Vor der Landtagswahl in Sachsen: Antidemokratische Agitation der AfD

Neue OBS-Studie analysiert Agitationstechniken der extremen Rechten +++ Im Fokus: Die AfD-Fraktion im sächsischen Landtag +++ Grüne und CDU sind die zentralen politischen Feindbilder; Migration, Klimawandel und Gender die bestimmenden Themen +++ Partei nutzt die parlamentarische Bühne, um Unzufriedenheit, Misstrauen und Aggressionen zu verbreiten +++ Sie inszeniert sich als Bewegung der „einfachen Leute“ +++ Erkenntnisse der Studie sind nicht nur auf Sachsen beschränkt: Agitation darf nicht zum dominanten Modus der politischen Auseinandersetzung werden +++ Demokratie in Gefahr +++

Wenn die AfD-Fraktion im Sächsischen Landtag spricht, geht es oft wenig sachlich zu: Die Partei nutzt die parlamentarische Bühne für ihre agitatorischen Ziele. Entlang der Themen Migration, Klimawandel und Gender werden Bedrohungs- und Angstszenarien aufgebaut, die an verbreitete Ressentiments anschließen und bis hin zu einem Kampf um völkische Selbsterhaltung übersteigert werden. Das zentrale Feindbild sind die Grünen, aber auch die CDU steht im Fokus. Ihr wird vorgeworfen, die „wahren“ konservativen Werte zu verraten und sich der „grünen Ideologie“ zu unterwerfen. Die AfD selbst stilisiert sich als Bewahrerin konservativer Politik und beansprucht für sich, märtyrerhaft für die Sorgen der Bürger*innen zu kämpfen. Das sind zentrale Ergebnisse der Studie „‚Falsche Propheten‘ in Sachsen“, die die Otto Brenner Stiftung veröffentlicht hat.
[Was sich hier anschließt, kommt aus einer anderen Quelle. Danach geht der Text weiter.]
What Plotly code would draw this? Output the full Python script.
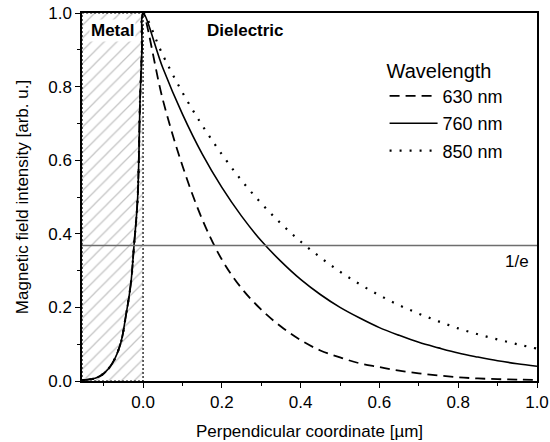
import plotly.graph_objects as go

# ---- data ----
metal_x = [-0.155, -0.14, -0.12, -0.099, -0.078, -0.057, -0.044, -0.031, -0.023, -0.014, -0.0076, -0.003, 0.0]
metal_y = [0.002, 0.004, 0.008, 0.021, 0.048, 0.102, 0.175, 0.265, 0.368, 0.492, 0.764, 0.90, 1.0]

diel_x = [0.0, 0.05, 0.1, 0.15, 0.2, 0.25, 0.3, 0.35, 0.4, 0.45, 0.5,
          0.55, 0.6, 0.65, 0.7, 0.75, 0.8, 0.85, 0.9, 0.95, 1.0]
h630 = [1.0, 0.765, 0.585, 0.44, 0.33, 0.252, 0.194, 0.148, 0.111, 0.083, 0.064,
        0.048, 0.038, 0.028, 0.021, 0.015, 0.010, 0.007, 0.005, 0.004, 0.003]
h760 = [1.0, 0.851, 0.725, 0.617, 0.526, 0.448, 0.381, 0.325, 0.276, 0.235, 0.200,
        0.171, 0.145, 0.124, 0.105, 0.090, 0.076, 0.065, 0.055, 0.047, 0.040]
h850 = [1.0, 0.886, 0.784, 0.695, 0.616, 0.545, 0.483, 0.428, 0.379, 0.336, 0.297,
        0.263, 0.233, 0.206, 0.183, 0.162, 0.143, 0.127, 0.113, 0.100, 0.088]

series_names = ["630 nm", "760 nm", "850 nm"]
inv_e = 0.368
x_min, x_max = -0.155, 1.0
metal_edge = 0.0

FONT = "Liberation Sans, Arial, sans-serif"

fig = go.Figure()

# hatched metal region
fig.add_trace(go.Scatter(
    x=[x_min, metal_edge, metal_edge, x_min, x_min],
    y=[0, 0, 1, 1, 0],
    mode="lines", fill="toself",
    fillcolor="rgba(0,0,0,0)",
    fillpattern=dict(shape="/", fgcolor="#8a8a8a", bgcolor="white", size=9, solidity=0.14),
    line=dict(color="black", width=1.2, dash="2px,2px"),
    showlegend=False, hoverinfo="skip"))

styles = [dict(dash="10px,6px", width=1.8),
          dict(dash="solid", width=1.6),
          dict(dash="2px,8px", width=2.2)]

for name, ys, st in zip(series_names, [h630, h760, h850], styles):
    fig.add_trace(go.Scatter(
        x=metal_x + diel_x[1:], y=metal_y + ys[1:],
        mode="lines", name=name, legendgroup=name, line_shape="spline",
        line=dict(color="black", width=st["width"], dash=st["dash"])))

# 1/e line
fig.add_shape(type="line", xref="x", yref="y", x0=x_min, x1=x_max, y0=inv_e, y1=inv_e,
              line=dict(color="#6e6e6e", width=1.5), layer="above")

fig.add_annotation(x=0.985, y=inv_e - 0.012, xref="x", yref="y", text="1/e",
                   showarrow=False, xanchor="right", yanchor="top",
                   font=dict(family=FONT, size=17, color="black"))
fig.add_annotation(x=-0.077, y=0.952, xref="x", yref="y", text="<b>Metal</b>",
                   showarrow=False, bgcolor="white",
                   font=dict(family=FONT, size=17, color="black"))
fig.add_annotation(x=0.26, y=0.952, xref="x", yref="y", text="<b>Dielectric</b>",
                   showarrow=False,
                   font=dict(family=FONT, size=17, color="black"))

axis_common = dict(showline=True, linecolor="black", linewidth=1.5, mirror=True,
                   ticks="outside", ticklen=5, tickwidth=1.2, tickcolor="black",
                   showgrid=False, zeroline=False, automargin=False,
                   tickfont=dict(family=FONT, size=17, color="black"))

fig.update_xaxes(range=[x_min, x_max], tickvals=[0.0, 0.2, 0.4, 0.6, 0.8, 1.0],
                 tickformat=".1f",
                 minor=dict(tickvals=[-0.1, 0.1, 0.3, 0.5, 0.7, 0.9], ticks="outside",
                            ticklen=3, tickwidth=1, tickcolor="black"),
                 title=dict(text="Perpendicular coordinate [µm]", standoff=14,
                            font=dict(family=FONT, size=17, color="black")),
                 **axis_common)
fig.update_yaxes(range=[0, 1.0], tickvals=[0.0, 0.2, 0.4, 0.6, 0.8, 1.0],
                 tickformat=".1f",
                 minor=dict(tickvals=[0.1, 0.3, 0.5, 0.7, 0.9], ticks="outside",
                            ticklen=3, tickwidth=1, tickcolor="black"),
                 title=dict(text="Magnetic field intensity [arb. u.]", standoff=15,
                            font=dict(family=FONT, size=17, color="black")),
                 **axis_common)

fig.update_layout(
    width=550, height=442,
    margin=dict(l=82, r=13, t=13, b=61),
    plot_bgcolor="white", paper_bgcolor="white",
    font=dict(family=FONT, color="black"),
    legend=dict(x=0.665, y=0.895, xanchor="left", yanchor="top",
                bgcolor="rgba(0,0,0,0)",
                title=dict(text="Wavelength", font=dict(family=FONT, size=20, color="black")),
                font=dict(family=FONT, size=18, color="black"),
                itemwidth=48, tracegroupgap=1),
)

fig.write_html("out.html")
Die Analyse der Soziologen Ulf Bohmann (TU Chemnitz), Moritz Heinrich (TU Chemnitz) und Matthias Sommer (Universität Göttingen) zeigt detailliert, mit welchen rhetorischen Techniken die AfD ihre Themen setzt. Hierfür adaptieren und aktualisieren die Autoren das Konzept der Agitation, das Leo Löwenthal für seine wegweisende Studie „Falsche Propheten. Studien zur faschistischen Agitation“ in den 1940er Jahren entwickelt hat. Die Studie zeigt, dass es zwischen der Agitation der AfD und den von Löwenthal untersuchten politischen Reden weitreichende thematische Entsprechungen gibt, teilweise bis in die konkrete Wortwahl.

Zitat OBS-Autor Ulf Bohmann

„Agitation ist eine Form der politischen Rede, die allein darauf aus ist, Unzufriedenheit, Misstrauen und Aggressionen zu befördern. Wir sind durchaus überrascht, wie ausgeprägt die extreme Rechte im Sächsischen Landtag auch unter eigentlich zur Mäßigung anhaltenden parlamentarischen Bedingungen ihre agitatorische Rhetorik nutzt“, sagt Studienautor Ulf Bohmann mit Blick auf die Auswertung von 84 Parlamentsreden aus der aktuellen Legislaturperiode des sächsischen Landtages (2019-2024). In diesen werden Migration, Klimaschutz und Gleichstellungspolitik wiederkehrend als massive, verdrängende und überwältigende Bedrohungen für Sachsen dargestellt. Die sächsischen Bürger*innen spricht die AfD als Mitglieder einer völkischen Gemeinschaft an, die in ihrer Substanz angegriffen werde. „Die Agitation der AfD ist keine demokratische Oppositionsarbeit. In den agitatorischen Reden geht es nicht um konstruktive Politik, sondern darum, vermeintlich Schuldige für Krisenerfahrungen zu benennen und einen Opfermythos zu verbreiten“, so Ko-Autor Moritz Heinrich. In einer Wir-gegen-Sie-Logik werden Ressentiments, Wut, Angst und entsprechende Abwehrreaktionen besonders gegen Migrant*innen, Geschlechterforscher*innen, LGBTQ* sowie die Grünen befeuert. In ihrer Selbstdarstellung zeichnet sich die AfD als eine Bewegung der „einfachen Leute“ und nimmt darin zentrale Motive auf, die die Inszenierung der Führerfigur im Faschismus des 20. Jahrhunderts auszeichnete.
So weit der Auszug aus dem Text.